Monday, May 7, 2012

Ghostkeeper and more...

Had some nice email over the wk-end about Ghostkeeper, seems that it's doing very well for Code Red so far.

One of the reasons Bill at Code Red decided to sell direct rather than through a distributor is basically because distributors can really rip you off. My initial experience was with a company called International Cinema Marketing, out of NYC.

That's when I learned one single thing; they will take your money. In fact you don't look for a company that will be be dishonest, you look for one that will be the least dishonest.

But a distributor will always say "we're selling your movie".

And they're right. But what they don't say is how they decided on the "expenses" necessary to sell the movie. That might mean taking a buyer for an expensive dinner, or flying their partner/wife/husband or friend to Cannes along with them.

And you pay for it.

So why do you allow it?

You have no choice. Their expenses are so complicated on paper that it's almost impossible to find the real cost.

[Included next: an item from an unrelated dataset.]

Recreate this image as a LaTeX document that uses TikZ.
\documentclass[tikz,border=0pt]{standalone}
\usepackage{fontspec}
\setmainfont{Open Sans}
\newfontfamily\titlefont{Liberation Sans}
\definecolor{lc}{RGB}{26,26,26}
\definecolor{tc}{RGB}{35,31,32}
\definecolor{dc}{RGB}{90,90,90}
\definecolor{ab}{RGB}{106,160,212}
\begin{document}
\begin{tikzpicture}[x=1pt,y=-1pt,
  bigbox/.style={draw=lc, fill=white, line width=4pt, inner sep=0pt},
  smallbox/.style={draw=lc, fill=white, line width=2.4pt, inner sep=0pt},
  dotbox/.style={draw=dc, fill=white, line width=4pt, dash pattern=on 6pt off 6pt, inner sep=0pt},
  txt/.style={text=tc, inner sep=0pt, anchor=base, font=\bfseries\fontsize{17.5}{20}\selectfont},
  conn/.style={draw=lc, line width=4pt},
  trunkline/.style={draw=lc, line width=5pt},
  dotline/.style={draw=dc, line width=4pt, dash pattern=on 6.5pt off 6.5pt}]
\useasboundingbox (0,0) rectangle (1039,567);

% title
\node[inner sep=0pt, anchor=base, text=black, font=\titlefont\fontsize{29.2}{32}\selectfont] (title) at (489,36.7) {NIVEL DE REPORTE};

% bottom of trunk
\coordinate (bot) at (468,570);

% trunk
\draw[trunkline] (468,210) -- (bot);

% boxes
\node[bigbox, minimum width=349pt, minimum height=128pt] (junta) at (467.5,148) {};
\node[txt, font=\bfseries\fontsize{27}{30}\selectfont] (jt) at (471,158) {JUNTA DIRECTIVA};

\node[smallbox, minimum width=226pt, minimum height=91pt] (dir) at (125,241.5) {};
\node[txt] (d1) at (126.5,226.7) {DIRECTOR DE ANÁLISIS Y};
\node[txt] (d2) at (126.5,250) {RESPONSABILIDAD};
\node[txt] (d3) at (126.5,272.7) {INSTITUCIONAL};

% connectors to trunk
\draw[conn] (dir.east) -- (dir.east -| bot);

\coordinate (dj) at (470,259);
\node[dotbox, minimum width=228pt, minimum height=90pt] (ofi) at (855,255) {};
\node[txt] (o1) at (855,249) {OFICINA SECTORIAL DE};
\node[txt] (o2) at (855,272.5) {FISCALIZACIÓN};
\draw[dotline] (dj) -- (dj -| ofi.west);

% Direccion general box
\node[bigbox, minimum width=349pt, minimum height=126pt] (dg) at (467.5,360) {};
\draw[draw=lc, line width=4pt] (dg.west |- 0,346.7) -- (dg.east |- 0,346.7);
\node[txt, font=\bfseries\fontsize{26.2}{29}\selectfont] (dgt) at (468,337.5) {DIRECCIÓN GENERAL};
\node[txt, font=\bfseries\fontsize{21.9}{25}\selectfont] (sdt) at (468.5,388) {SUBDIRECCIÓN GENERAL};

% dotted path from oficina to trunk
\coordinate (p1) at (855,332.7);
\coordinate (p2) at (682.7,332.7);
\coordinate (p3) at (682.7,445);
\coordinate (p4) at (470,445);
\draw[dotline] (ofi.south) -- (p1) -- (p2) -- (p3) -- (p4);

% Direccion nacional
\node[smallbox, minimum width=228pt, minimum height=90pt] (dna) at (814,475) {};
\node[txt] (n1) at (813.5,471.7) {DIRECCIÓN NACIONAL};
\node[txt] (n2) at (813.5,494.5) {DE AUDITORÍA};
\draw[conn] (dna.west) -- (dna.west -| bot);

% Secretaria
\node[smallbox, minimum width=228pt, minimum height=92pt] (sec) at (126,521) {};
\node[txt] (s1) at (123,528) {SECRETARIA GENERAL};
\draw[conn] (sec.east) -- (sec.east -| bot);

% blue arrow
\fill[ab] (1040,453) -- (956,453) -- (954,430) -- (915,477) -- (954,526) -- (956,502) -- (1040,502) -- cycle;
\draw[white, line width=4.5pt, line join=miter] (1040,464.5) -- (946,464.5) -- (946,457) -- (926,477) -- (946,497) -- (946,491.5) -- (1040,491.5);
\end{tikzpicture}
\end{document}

This is why you often see bigtime producers and directors sue the major studios for money owed to them.

And it becomes a matter as to who can stretch it out longer in the courts.

Having said that, while Code Red gave me a good deal, it remains to be seen how much that deal will cost me. To their credit, they did find the 35mm prints and they were very helpful in helping to put the commentary together.

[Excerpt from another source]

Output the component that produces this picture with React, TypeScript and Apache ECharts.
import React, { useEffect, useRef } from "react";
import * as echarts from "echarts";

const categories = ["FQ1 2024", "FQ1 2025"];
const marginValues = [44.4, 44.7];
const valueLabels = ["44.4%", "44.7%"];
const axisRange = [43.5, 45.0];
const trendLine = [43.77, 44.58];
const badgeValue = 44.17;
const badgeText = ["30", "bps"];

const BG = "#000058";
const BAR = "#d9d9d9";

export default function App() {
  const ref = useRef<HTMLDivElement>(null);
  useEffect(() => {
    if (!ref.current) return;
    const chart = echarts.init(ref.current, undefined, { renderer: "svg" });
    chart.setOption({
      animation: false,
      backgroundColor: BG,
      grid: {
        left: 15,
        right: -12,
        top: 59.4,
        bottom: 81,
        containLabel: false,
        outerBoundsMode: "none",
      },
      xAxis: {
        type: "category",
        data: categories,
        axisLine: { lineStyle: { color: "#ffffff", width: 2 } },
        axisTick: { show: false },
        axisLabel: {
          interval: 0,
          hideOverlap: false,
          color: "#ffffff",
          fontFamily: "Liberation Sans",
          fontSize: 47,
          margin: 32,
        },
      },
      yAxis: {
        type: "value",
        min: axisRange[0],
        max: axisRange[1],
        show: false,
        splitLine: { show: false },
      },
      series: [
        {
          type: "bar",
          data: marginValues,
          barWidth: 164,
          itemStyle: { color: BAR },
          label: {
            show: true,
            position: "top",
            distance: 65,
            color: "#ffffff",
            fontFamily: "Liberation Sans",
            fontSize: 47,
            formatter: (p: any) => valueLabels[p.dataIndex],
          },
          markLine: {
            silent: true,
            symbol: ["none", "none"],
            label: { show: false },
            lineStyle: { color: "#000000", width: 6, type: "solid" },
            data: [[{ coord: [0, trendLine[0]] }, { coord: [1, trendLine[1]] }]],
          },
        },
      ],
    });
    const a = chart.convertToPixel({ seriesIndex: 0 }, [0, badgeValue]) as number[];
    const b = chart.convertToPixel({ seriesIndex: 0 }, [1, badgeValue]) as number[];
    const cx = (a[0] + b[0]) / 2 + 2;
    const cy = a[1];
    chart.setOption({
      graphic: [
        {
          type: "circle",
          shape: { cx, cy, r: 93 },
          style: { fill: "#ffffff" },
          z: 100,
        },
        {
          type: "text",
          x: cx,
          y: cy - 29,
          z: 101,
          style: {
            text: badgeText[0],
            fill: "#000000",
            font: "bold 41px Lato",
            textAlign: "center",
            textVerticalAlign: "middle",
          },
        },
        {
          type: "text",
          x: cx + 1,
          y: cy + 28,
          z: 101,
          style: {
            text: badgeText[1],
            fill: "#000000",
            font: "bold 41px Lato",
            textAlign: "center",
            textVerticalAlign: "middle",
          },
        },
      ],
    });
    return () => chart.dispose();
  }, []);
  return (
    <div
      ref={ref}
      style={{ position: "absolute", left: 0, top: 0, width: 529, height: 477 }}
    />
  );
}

But distribution is changing and for the better, what with streaming video ready to take over from DVDs just as quickly as DVDs took over from VHS. It's getting harder for studios and sales agents to hide their expenses. The greater problem is the rampant copying of movies that is killing the studios.

I know I have written about how surprised I was with Ghostkeeper's sudden revival but it continues to amaze me. It was the last thing I ever expected.

And I have written a sequel of sorts as most of you know, but getting it financed is a tough one. John Holbrook, the DP from the original GKPR came up with a crew budget that's pretty good, and for under $1 million.

The original GKPR was filmed for around $650,000, which is the equivalent of $1.4 million today. But with new DV cameras it can be made quite well for a lower budget.

Got some nice comments in the previous blog, which always makes the day a little brighter.

And what else today?

A company is interested in Deadhead, a story about 8 people flying on a jetliner destined for the bone yard when strange, ghostly things begin to happen.

This from a guy who writes Hallmark movies?

But there's nothing like a good ghost story at 32,000  feet.

1 comment:

  1. Well if this selling model gets more money to the filmakers themselves then I'm all for it.
    All the best in your future endeavours.